Alibaba’s Yu’E Bao Struggles With Business Model As Liquidity In Chinese Banking Sector Improves

 @KukilBora on July 25 2014 3:39 AM
Alibaba
An employee is seen behind a glass wall with the logo of Alibaba at the company's headquarters on the outskirts of Hangzhou, Zhejiang province, April 23, 2014. Reuters/Chance Chan

Alibaba’s Yu’E Bao, an online investment fund that has experienced stunning growth since it opened last June, is moving toward riskier investments to maintain its appeal among investors, according to a report.

Yu'E Bao, which was expected to “shake up the sclerotic Chinese banking sector,” became popular by offering investors better liquidity and higher rates of return, than what state-regulated banks could, according to The Economist. The Chinese government caps interest rates on bank accounts at 3.3 percent for a one-year deposit. Yu’E Bao attracts investors by allowing them to invest in a money-market fund, which invests in the interbank market, to generate higher returns while also allowing depositors to withdraw funds at any time.

Until the end of last year, the fund offered annual returns of over 6 percent, but recently it paid out just over 4 percent, which have led investors to look elsewhere, the report said, noting that the fund received 130 billion yuan ($19.4 billion) in the fourth quarter of 2013 and 356 billion yuan ($57.5 billion) in the first quarter of 2014. However, in the last quarter, it has received only 33 billion yuan ($5.3 billion).

Yu'E Bao's model worked, according to The Economist, by offering consumers access to short-term assets with higher returns at a time when liquidity conditions in China were tight -- a structure that was essential to the fund's success. But, things changed since the beginning of the year, as China’s central bank steadily poured cash into the country’s banking system, dragging interbank rates down from about 5 percent to nearly 3 percent over the past few months, according to the report.

The fund reportedly responded to this change by shifting its focus to invest in longer-term maturities in order to continue offering higher returns to investors.

In the third quarter of 2013, which was Yu’E Bao’s first full quarter, more than 70 percent of its assets were invested in products with maturities of less than 60 days, according to The Economist.
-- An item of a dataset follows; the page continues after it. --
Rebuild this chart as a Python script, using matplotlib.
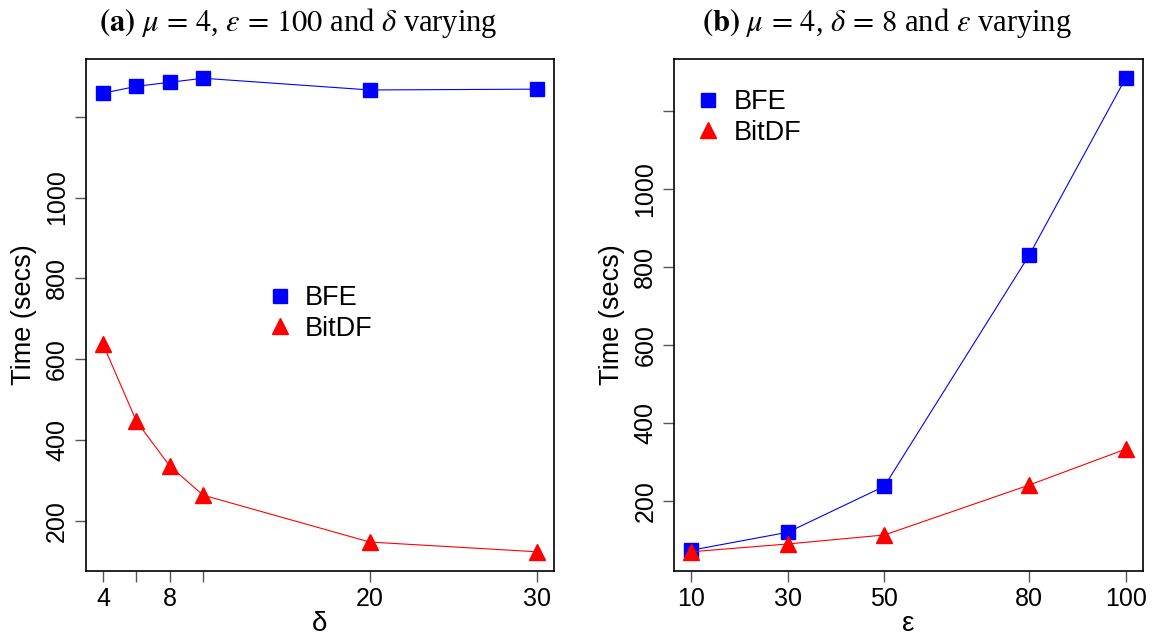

That proportion dropped to 43 percent by the second quarter of 2014, while assets invested in products with maturities of more than 90 days increased to 33 percent, up 30 percentage points from the first quarter.
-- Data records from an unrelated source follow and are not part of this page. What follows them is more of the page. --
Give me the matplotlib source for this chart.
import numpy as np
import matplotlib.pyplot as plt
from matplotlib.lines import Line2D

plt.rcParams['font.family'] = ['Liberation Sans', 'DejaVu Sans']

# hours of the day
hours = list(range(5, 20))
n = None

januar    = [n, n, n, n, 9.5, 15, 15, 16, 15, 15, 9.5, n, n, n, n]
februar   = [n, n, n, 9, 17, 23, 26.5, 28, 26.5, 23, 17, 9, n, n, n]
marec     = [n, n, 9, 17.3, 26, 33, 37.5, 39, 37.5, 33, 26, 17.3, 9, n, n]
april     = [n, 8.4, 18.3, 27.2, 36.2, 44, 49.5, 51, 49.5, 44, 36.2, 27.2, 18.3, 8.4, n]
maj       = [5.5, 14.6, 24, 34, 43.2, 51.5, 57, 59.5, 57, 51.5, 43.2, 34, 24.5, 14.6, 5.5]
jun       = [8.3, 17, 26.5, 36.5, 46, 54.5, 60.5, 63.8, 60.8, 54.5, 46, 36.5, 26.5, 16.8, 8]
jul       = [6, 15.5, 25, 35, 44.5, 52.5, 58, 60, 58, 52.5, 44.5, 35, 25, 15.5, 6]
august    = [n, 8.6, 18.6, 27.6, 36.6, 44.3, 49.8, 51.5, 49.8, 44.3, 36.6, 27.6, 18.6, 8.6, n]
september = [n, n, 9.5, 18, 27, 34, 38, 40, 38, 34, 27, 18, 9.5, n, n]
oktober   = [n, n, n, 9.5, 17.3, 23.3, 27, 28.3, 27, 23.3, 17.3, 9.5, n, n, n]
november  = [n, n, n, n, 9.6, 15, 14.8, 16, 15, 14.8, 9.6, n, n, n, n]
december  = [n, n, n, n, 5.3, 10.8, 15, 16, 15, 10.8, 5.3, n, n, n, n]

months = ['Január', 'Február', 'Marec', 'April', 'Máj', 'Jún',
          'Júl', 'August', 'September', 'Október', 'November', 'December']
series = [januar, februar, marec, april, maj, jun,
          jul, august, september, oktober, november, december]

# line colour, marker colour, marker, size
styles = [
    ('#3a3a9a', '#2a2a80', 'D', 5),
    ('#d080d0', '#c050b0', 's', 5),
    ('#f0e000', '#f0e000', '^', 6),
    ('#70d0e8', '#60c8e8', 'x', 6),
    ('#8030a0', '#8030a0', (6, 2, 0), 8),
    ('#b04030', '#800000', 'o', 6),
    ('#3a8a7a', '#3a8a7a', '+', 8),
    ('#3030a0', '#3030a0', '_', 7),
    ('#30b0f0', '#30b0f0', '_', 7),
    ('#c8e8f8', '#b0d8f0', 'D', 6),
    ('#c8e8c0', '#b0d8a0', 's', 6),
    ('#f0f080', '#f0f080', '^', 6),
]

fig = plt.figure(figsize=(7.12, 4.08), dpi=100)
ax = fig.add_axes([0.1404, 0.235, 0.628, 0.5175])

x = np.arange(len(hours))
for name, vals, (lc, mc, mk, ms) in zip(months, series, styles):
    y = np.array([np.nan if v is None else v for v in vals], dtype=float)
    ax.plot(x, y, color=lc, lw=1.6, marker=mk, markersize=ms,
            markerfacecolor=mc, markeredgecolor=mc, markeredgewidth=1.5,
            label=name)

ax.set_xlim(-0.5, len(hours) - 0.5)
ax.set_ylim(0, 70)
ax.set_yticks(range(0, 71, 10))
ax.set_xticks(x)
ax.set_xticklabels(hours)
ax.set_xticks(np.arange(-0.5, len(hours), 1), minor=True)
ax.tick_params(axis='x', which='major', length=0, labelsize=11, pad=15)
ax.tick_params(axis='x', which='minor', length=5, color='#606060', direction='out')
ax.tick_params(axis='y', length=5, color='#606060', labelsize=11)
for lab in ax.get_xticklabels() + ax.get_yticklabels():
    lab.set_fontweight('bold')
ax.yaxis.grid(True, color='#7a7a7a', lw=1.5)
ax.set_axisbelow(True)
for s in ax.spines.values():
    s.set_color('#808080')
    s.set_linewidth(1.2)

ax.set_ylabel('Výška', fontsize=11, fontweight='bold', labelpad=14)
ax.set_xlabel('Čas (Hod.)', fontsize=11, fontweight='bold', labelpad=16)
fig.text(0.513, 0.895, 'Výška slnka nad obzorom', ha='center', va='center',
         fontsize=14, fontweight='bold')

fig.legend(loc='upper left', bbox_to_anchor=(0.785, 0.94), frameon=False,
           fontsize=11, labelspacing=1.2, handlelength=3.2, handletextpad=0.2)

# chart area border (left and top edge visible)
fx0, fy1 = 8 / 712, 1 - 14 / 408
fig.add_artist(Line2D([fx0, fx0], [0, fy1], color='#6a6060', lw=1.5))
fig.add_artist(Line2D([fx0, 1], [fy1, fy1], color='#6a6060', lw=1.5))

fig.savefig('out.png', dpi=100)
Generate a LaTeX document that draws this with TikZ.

In addition, Yu’E Bao is also moving more of its assets to riskier, high-yield and off-balance-sheet loan products, investing 9 percent of its assets in such products, up from 3.5 percent in the first quarter -- a practice that has turned Yu’E Bao into “more of a shadow bank,” Trevor Kalcic, an analyst with CIMB, told The Economist. The report noted that this maturity mismatch has been "a cause time and again of instability in financial institutions."

While Jack Ma, the founder of Alibaba, said last year that his company intends to disrupt the banking sector by pushing into Internet finance, some analysts believe that investment funds, such as Yu’E Bao, will not threaten China’s financial system.

“The banks we spoke with do not consider money market-based Internet financial products such as Yu’E Bao…too much of a threat,” May Yan, a Barclay’s bank analyst, told the Wall Street Journal, earlier this year. “They plan to overcome the deposit challenge by introducing their own Internet money market funds and enhancing their customer base.”

Alibaba is preparing for a huge initial public offering, or IPO, that could be the global technology industry's largest, in New York later this year.